WASHINGTON (AP) — Thousands of abortion opponents are facing wind chills in the single digits to rally and march on Capitol Hill to protest legalized abortion Wednesday, with a signal of support from Pope Francis.
The annual "March for Life" is held every January on the anniversary of the Supreme Court's landmark 1973 decision that declared a constitutional right to abortion. The event draws many Catholic high school and college students from across the country for a series of events and prayer vigils leading up to a rally and march on the National Mall.
Francis, who has emphasized a broader focus on poverty beyond divisive issues, sent his support for the anti-abortion march.
"I join the March for Life in Washington with my prayers," the pope tweeted. "May God help us respect all life, especially the most vulnerable."
President Barack Obama also issued a statement Wednesday, saying the 41st anniversary of the Supreme Court's Roe v. Wade decision is a chance to "recommit ourselves to the decision's guiding principle: that every woman should be able to make her own choices about her body and her health."
The president also said the nation should resolve to protect a woman's access to health care, her right to privacy and to reduce the number of unintended pregnancies.

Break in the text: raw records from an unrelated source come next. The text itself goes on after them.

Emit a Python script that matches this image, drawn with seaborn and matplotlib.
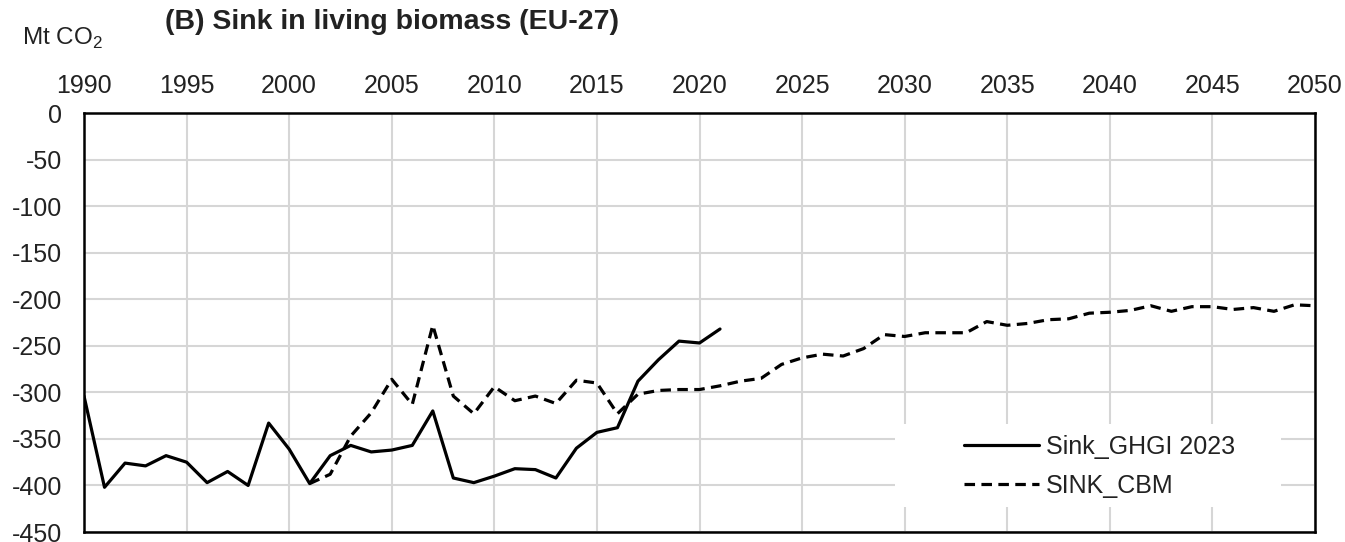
import matplotlib
matplotlib.use("Agg")
import matplotlib.pyplot as plt
from matplotlib.patches import Rectangle
import numpy as np
import pandas as pd
import seaborn as sns

# GHGI 2023 reported sink, 1990-2021
ghgi_years = list(range(1990, 2022))
ghgi_values = [
    -304, -402, -376, -379, -368, -375, -397, -385, -400, -333,
    -361, -398, -368, -357, -364, -362, -357, -320, -392, -397,
    -390, -382, -383, -392, -360, -343, -338, -288, -265, -245,
    -247, -232,
]

# CBM projection, 2001-2050
cbm_years = list(range(2001, 2051))
cbm_values = [
    -398, -388, -347, -322, -286, -313, -228, -304, -323, -294,
    -309, -304, -312, -287, -290, -323, -302, -298, -297, -297,
    -293, -288, -285, -270, -263, -259, -261, -253, -238, -240,
    -236, -236, -236, -224, -228, -226, -222, -221, -215, -214,
    -212, -207, -213, -208, -208, -211, -209, -213, -206, -207,
]

series_names = ["Sink_GHGI 2023", "SINK_CBM"]
x_ticks = list(range(1990, 2051, 5))
y_ticks = list(range(0, -451, -50))

df = pd.concat([
    pd.DataFrame({"year": ghgi_years, "value": ghgi_values, "series": series_names[0]}),
    pd.DataFrame({"year": cbm_years, "value": cbm_values, "series": series_names[1]}),
])

sns.set_style("white")
plt.rcParams["font.family"] = ["Liberation Sans", "DejaVu Sans"]
plt.rcParams["mathtext.fontset"] = "custom"
plt.rcParams["mathtext.rm"] = "Liberation Sans"
plt.rcParams["axes.unicode_minus"] = False
text_color = "#222222"

fig = plt.figure(figsize=(13.45, 5.42), dpi=100)
ax = fig.add_axes([84 / 1345, 1 - 532 / 542, (1315 - 84) / 1345, (532 - 113) / 542])

sns.lineplot(
    data=df, x="year", y="value", style="series",
    dashes={series_names[0]: "", series_names[1]: (3.3, 2.0)},
    color="black", linewidth=2.3, ax=ax, legend=False, zorder=3,
)

ax.set_xlim(1990, 2050)
ax.set_ylim(-450, 0)
ax.set_xticks(x_ticks)
ax.set_yticks(y_ticks)
ax.xaxis.tick_top()
ax.tick_params(axis="both", length=0, labelsize=18, colors=text_color)
ax.tick_params(axis="x", pad=11)
ax.tick_params(axis="y", pad=16)
ax.set_xlabel("")
ax.set_ylabel("")
ax.set_axisbelow(True)
ax.grid(True, color="#d6d6d6", linewidth=1.5)
for s in ax.spines.values():
    s.set_visible(True)
    s.set_color("black")
    s.set_linewidth(1.8)

# white legend background that hides the grid
ax.add_patch(Rectangle((0.659, 0.06), 0.313, 0.197, transform=ax.transAxes,
                       facecolor="white", edgecolor="none", zorder=1))

handles = [
    plt.Line2D([], [], color="black", linewidth=2.3),
    plt.Line2D([], [], color="black", linewidth=2.3, dashes=(3.3, 2.0)),
]
ax.legend(handles, series_names, loc="center left", bbox_to_anchor=(0.705, 0.157),
          frameon=False, fontsize=18, handlelength=3.0, handletextpad=0.25,
          labelspacing=0.6, borderpad=0, labelcolor=text_color)

fig.text(165 / 1345, 1 - 22 / 542, "(B) Sink in living biomass (EU-27)",
         fontsize=20.5, fontweight="bold", color=text_color, ha="left", va="center")
fig.text(22 / 1345, 1 - 38 / 542, "Mt CO$_2$", fontsize=17.5, color=text_color,
         ha="left", va="center")

fig.savefig("out.png", dpi=100)
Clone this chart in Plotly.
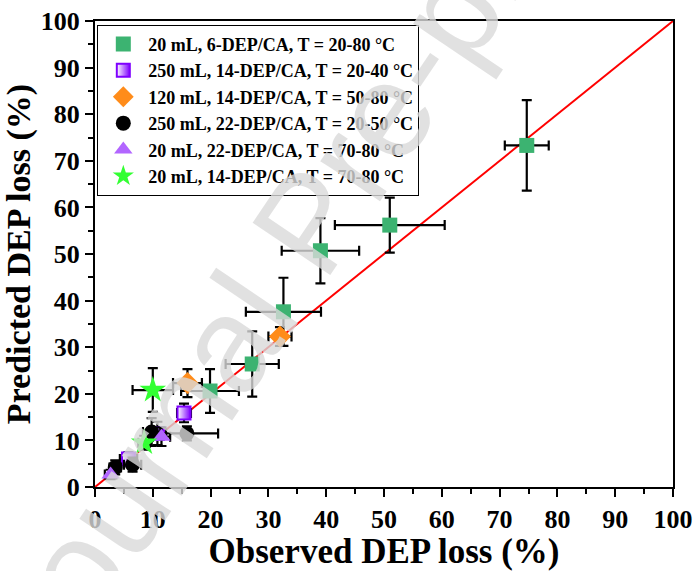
import plotly.graph_objects as go

# ---- data ----
sq_obs  = [74.7, 51.0, 39.0, 32.6, 27.2, 19.9]
sq_pred = [73.3, 56.2, 50.7, 37.6, 26.4, 20.6]
sq_xerr = [3.8, 9.5, 6.7, 6.5, 4.6, 5.0]
sq_yerr = [9.7, 5.9, 7.0, 7.3, 7.0, 4.7]

pu_obs  = [15.4, 10.8, 5.8]
pu_pred = [15.9, 11.5, 6.0]
pu_xerr = [1.2, 1.5, 1.5]
pu_yerr = [2.0, 2.5, 1.5]

or_obs  = [32.0, 16.0]
or_pred = [32.3, 22.3]
or_xerr = [2.0, 2.5]
or_yerr = [2.0, 3.0]

bk_obs  = [15.9, 9.8, 6.5, 3.5]
bk_pred = [11.5, 11.8, 4.8, 4.2]
bk_xerr = [5.4, 1.5, 1.5, 1.0]
bk_yerr = [1.5, 3.0, 1.5, 1.5]

tr_obs  = [11.5, 2.7]
tr_pred = [10.8, 2.7]
tr_xerr = [1.5, 1.0]
tr_yerr = [2.0, 1.0]

st_obs  = [10.0, 8.5]
st_pred = [20.8, 9.5]
st_xerr = [3.5, 1.0]
st_yerr = [4.7, 1.5]

names = ["20 mL, 6-DEP/CA, T = 20-80 °C",
         "250 mL, 14-DEP/CA, T = 20-40 °C",
         "120 mL, 14-DEP/CA, T = 50-80 °C",
         "250 mL, 22-DEP/CA, T = 20-50 °C",
         "20 mL, 22-DEP/CA, T = 70-80 °C",
         "20 mL, 14-DEP/CA, T = 70-80 °C"]

FONT = "Liberation Serif"

fig = go.Figure()

# parity line
fig.add_trace(go.Scatter(x=[0, 100], y=[0, 100], mode="lines",
                         line=dict(color="red", width=2), showlegend=False,
                         hoverinfo="skip"))

def eb(arr):
    return dict(type="data", array=arr, color="black", thickness=2.2, width=5)

series = [
    (sq_obs, sq_pred, sq_xerr, sq_yerr, dict(symbol="square", size=15, color="#3CB371")),
    (pu_obs, pu_pred, pu_xerr, pu_yerr, dict(symbol="square", size=13, color="white",
                                             line=dict(color="#7F00FF", width=2),
                                             gradient=dict(type="horizontal", color="#7F00FF"))),
    (or_obs, or_pred, or_xerr, or_yerr, dict(symbol="diamond", size=17, color="#FF8C1A")),
    (bk_obs, bk_pred, bk_xerr, bk_yerr, dict(symbol="circle", size=15, color="black")),
    (tr_obs, tr_pred, tr_xerr, tr_yerr, dict(symbol="triangle-up", size=16, color="#B266FF")),
    (st_obs, st_pred, st_xerr, st_yerr, dict(symbol="star", size=20, color="#33FF33")),
]

for (xo, yp, xe, ye, mk), nm in zip(series, names):
    fig.add_trace(go.Scatter(x=xo, y=yp, mode="markers", name=nm,
                             marker=mk, error_x=eb(xe), error_y=eb(ye)))

axis_common = dict(range=[0, 100], dtick=10, ticks="outside", ticklen=8, tickwidth=2,
                   tickcolor="black", showline=True, linewidth=2, linecolor="black",
                   mirror=True, showgrid=False, zeroline=False, automargin=False,
                   tickfont=dict(family=FONT, size=26, color="black", weight="bold"),
                   minor=dict(dtick=5, ticks="outside", ticklen=5, tickwidth=2,
                              tickcolor="black", showgrid=False))

fig.update_xaxes(**axis_common,
                 title=dict(text="Observed DEP loss (%)", standoff=6,
                            font=dict(family=FONT, size=35, color="black", weight="bold")))
fig.update_yaxes(**axis_common,
                 title=dict(text="Predicted DEP loss (%)", standoff=0,
                            font=dict(family=FONT, size=34, color="black", weight="bold")))

fig.update_layout(
    width=695, height=571,
    margin=dict(l=95, r=22, t=21, b=84, autoexpand=False),
    paper_bgcolor="white", plot_bgcolor="white",
    legend=dict(x=0.004, y=0.992, xanchor="left", yanchor="top",
                bgcolor="white", bordercolor="black", borderwidth=1,
                font=dict(family=FONT, size=18, color="black", weight="bold"),
                itemwidth=40),
    annotations=[dict(text="Journal Pre-proof", xref="paper", yref="paper",
                      x=0.37, y=0.566, showarrow=False, textangle=-56,
                      font=dict(family="Liberation Sans", size=136,
                                color="rgba(218,218,218,0.8)"))],
)

fig.write_html("out.html")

The theme of this year's march is adoption and eliminating stigma around adoption as an alternative to abortion for pregnant women who face difficult situations.
Republican House Majority Leader Eric Cantor and Democratic Rep. Dan Lipinski of Illinois are among a group of lawmakers scheduled to speak at the anti-abortion rally Wednesday.
The march begins on the National Mall with a rally at noon. Then protesters will march along Constitution Avenue to Capitol Hill and the Supreme Court.